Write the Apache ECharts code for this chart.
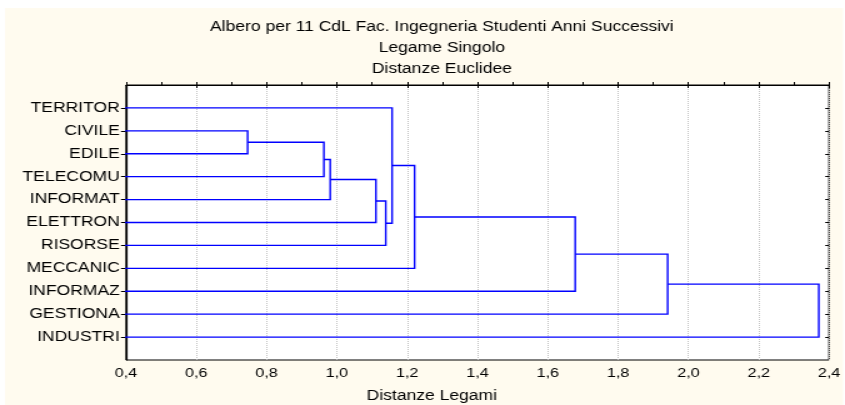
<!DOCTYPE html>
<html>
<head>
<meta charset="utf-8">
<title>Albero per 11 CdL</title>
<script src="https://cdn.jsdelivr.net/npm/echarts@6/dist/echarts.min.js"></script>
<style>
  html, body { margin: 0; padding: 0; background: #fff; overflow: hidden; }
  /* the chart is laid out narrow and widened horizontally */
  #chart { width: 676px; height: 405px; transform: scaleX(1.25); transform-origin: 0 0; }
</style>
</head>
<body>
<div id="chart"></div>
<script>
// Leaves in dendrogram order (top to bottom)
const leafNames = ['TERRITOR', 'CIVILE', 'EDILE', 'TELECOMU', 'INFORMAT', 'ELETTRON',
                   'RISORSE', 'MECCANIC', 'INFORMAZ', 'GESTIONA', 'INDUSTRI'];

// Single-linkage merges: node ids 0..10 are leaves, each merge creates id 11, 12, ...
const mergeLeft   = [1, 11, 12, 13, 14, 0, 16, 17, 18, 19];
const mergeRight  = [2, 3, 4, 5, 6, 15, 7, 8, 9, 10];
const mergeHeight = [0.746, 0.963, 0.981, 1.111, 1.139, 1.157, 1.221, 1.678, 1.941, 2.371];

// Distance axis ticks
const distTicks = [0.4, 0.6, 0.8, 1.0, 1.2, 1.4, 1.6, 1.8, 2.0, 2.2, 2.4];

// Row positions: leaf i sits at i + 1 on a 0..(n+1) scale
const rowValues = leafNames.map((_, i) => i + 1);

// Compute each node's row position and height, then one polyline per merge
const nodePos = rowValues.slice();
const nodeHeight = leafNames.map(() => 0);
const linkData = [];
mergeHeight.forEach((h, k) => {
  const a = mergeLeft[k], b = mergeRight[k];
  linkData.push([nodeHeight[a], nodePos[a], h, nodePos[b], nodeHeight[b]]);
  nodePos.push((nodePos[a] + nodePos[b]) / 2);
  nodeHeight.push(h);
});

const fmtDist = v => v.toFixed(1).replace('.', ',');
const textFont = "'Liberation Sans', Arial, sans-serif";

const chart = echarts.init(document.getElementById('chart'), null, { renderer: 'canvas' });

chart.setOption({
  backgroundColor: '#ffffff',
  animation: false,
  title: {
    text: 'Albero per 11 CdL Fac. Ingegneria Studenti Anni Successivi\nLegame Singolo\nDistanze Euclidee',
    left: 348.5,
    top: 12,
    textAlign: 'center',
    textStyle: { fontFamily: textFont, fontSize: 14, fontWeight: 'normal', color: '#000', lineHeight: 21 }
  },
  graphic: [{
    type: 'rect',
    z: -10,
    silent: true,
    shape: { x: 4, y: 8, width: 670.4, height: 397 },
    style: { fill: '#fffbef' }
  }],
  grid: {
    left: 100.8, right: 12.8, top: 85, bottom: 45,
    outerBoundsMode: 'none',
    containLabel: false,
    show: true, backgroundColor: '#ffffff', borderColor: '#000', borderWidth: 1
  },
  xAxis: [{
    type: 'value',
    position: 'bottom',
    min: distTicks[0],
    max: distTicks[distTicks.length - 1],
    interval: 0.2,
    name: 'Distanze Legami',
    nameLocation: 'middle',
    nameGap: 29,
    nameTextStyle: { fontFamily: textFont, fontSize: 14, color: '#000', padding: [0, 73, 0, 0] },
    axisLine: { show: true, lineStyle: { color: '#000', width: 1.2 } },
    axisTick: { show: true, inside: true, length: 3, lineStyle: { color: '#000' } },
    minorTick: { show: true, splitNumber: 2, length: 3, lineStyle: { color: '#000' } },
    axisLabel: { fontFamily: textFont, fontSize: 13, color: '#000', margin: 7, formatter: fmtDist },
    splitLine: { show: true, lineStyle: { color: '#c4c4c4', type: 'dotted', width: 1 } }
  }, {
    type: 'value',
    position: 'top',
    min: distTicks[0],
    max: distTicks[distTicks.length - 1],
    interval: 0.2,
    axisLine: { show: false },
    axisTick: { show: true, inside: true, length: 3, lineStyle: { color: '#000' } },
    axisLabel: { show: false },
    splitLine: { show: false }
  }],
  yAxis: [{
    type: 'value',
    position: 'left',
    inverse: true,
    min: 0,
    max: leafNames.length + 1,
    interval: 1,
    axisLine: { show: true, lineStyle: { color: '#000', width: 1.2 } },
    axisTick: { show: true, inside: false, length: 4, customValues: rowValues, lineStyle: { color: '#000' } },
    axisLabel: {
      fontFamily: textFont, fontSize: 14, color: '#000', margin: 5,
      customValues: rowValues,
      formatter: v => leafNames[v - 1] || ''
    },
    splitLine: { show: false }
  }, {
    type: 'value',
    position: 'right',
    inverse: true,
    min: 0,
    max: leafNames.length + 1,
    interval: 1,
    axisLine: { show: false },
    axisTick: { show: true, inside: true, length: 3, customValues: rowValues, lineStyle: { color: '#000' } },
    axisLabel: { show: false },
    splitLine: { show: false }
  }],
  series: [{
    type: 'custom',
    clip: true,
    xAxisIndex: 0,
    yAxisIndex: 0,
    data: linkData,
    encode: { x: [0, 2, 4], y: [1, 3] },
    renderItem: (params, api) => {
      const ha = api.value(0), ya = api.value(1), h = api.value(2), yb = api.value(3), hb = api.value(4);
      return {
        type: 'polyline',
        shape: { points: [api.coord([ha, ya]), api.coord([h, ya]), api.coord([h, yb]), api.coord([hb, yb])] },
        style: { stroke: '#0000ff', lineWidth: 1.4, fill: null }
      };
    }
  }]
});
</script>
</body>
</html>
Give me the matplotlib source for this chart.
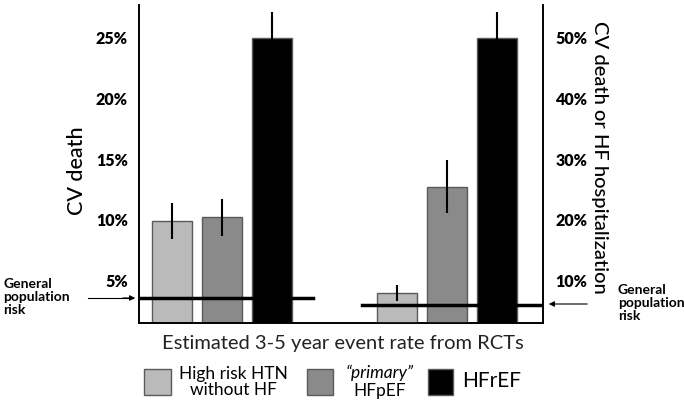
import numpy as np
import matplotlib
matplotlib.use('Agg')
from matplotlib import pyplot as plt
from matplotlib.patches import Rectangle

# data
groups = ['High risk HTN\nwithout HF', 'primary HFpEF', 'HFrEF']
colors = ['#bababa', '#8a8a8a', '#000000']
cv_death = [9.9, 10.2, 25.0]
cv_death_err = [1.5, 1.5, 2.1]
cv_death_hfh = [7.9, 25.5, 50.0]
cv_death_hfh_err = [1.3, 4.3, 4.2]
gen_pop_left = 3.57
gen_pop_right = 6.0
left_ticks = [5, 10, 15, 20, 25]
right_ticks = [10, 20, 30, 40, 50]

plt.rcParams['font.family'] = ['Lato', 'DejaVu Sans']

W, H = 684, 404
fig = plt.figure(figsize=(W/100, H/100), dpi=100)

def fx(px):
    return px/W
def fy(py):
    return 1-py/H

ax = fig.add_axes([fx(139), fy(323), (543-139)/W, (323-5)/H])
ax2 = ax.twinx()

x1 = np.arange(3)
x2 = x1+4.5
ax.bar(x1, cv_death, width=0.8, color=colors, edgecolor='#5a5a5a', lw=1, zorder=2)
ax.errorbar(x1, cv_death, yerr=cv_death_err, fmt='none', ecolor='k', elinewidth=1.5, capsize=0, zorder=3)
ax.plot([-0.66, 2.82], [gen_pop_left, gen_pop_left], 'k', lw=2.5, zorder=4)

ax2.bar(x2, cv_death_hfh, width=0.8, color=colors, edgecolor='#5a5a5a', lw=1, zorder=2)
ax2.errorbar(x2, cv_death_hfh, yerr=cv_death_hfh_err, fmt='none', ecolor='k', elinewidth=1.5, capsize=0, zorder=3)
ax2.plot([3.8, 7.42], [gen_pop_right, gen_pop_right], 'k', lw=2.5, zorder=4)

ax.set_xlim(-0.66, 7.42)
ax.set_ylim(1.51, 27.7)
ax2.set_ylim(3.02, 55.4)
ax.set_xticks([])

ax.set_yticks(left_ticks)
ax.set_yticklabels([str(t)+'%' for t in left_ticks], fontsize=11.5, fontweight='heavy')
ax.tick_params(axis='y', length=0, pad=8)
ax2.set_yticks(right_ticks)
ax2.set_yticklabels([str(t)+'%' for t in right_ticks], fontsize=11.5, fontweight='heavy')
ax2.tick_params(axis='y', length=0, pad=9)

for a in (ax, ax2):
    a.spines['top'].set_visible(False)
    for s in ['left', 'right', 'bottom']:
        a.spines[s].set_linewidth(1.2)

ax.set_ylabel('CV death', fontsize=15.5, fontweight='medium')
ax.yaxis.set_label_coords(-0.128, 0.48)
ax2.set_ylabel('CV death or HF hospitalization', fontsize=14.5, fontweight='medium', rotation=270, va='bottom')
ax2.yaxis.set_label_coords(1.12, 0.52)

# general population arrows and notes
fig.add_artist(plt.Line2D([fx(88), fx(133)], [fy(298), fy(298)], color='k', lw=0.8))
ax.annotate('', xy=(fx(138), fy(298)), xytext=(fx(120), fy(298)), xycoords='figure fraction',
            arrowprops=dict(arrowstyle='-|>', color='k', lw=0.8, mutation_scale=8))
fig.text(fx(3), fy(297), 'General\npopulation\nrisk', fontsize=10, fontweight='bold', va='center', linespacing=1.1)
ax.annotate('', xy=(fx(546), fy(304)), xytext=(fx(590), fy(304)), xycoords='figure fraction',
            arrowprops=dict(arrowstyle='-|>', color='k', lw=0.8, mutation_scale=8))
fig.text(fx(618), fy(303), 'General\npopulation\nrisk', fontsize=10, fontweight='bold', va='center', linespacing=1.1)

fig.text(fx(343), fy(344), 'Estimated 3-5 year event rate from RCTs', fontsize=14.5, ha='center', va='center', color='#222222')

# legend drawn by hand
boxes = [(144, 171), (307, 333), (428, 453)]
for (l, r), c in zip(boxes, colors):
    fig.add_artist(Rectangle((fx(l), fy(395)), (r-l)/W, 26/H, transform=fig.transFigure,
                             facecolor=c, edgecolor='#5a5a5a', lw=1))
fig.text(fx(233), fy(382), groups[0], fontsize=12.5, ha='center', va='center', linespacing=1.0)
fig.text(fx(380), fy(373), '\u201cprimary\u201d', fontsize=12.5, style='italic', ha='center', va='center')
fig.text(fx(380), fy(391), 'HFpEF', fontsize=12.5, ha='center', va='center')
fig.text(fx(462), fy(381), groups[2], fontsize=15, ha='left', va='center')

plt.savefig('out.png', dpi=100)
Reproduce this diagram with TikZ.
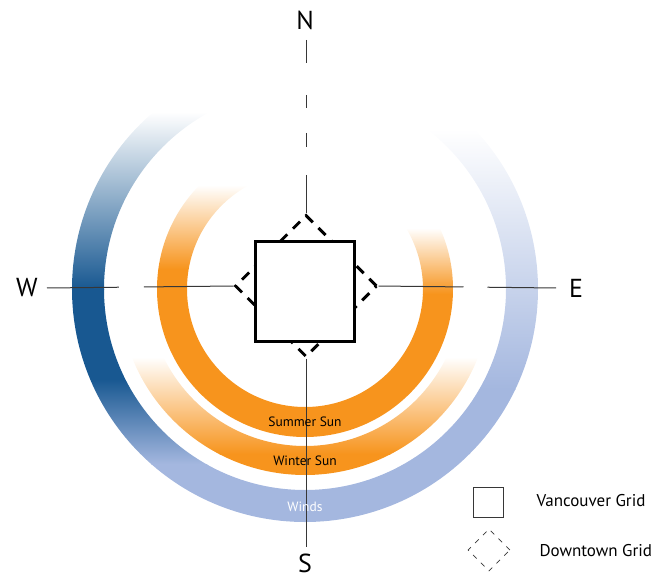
..............................
● AIM OF THE TASK: Repeat the records above exactly, from the first line through the line containing "const rowValues = leafNames.map((_, i)", and leave out the pictures.

● THE RESULT:
Write the Apache ECharts code for this chart.
<!DOCTYPE html>
<html>
<head>
<meta charset="utf-8">
<title>Albero per 11 CdL</title>
<script src="https://cdn.jsdelivr.net/npm/echarts@6/dist/echarts.min.js"></script>
<style>
  html, body { margin: 0; padding: 0; background: #fff; overflow: hidden; }
  /* the chart is laid out narrow and widened horizontally */
  #chart { width: 676px; height: 405px; transform: scaleX(1.25); transform-origin: 0 0; }
</style>
</head>
<body>
<div id="chart"></div>
<script>
// Leaves in dendrogram order (top to bottom)
const leafNames = ['TERRITOR', 'CIVILE', 'EDILE', 'TELECOMU', 'INFORMAT', 'ELETTRON',
                   'RISORSE', 'MECCANIC', 'INFORMAZ', 'GESTIONA', 'INDUSTRI'];

// Single-linkage merges: node ids 0..10 are leaves, each merge creates id 11, 12, ...
const mergeLeft   = [1, 11, 12, 13, 14, 0, 16, 17, 18, 19];
const mergeRight  = [2, 3, 4, 5, 6, 15, 7, 8, 9, 10];
const mergeHeight = [0.746, 0.963, 0.981, 1.111, 1.139, 1.157, 1.221, 1.678, 1.941, 2.371];

// Distance axis ticks
const distTicks = [0.4, 0.6, 0.8, 1.0, 1.2, 1.4, 1.6, 1.8, 2.0, 2.2, 2.4];

// Row positions: leaf i sits at i + 1 on a 0..(n+1) scale
const rowValues = leafNames.map((_, i) => i + 1);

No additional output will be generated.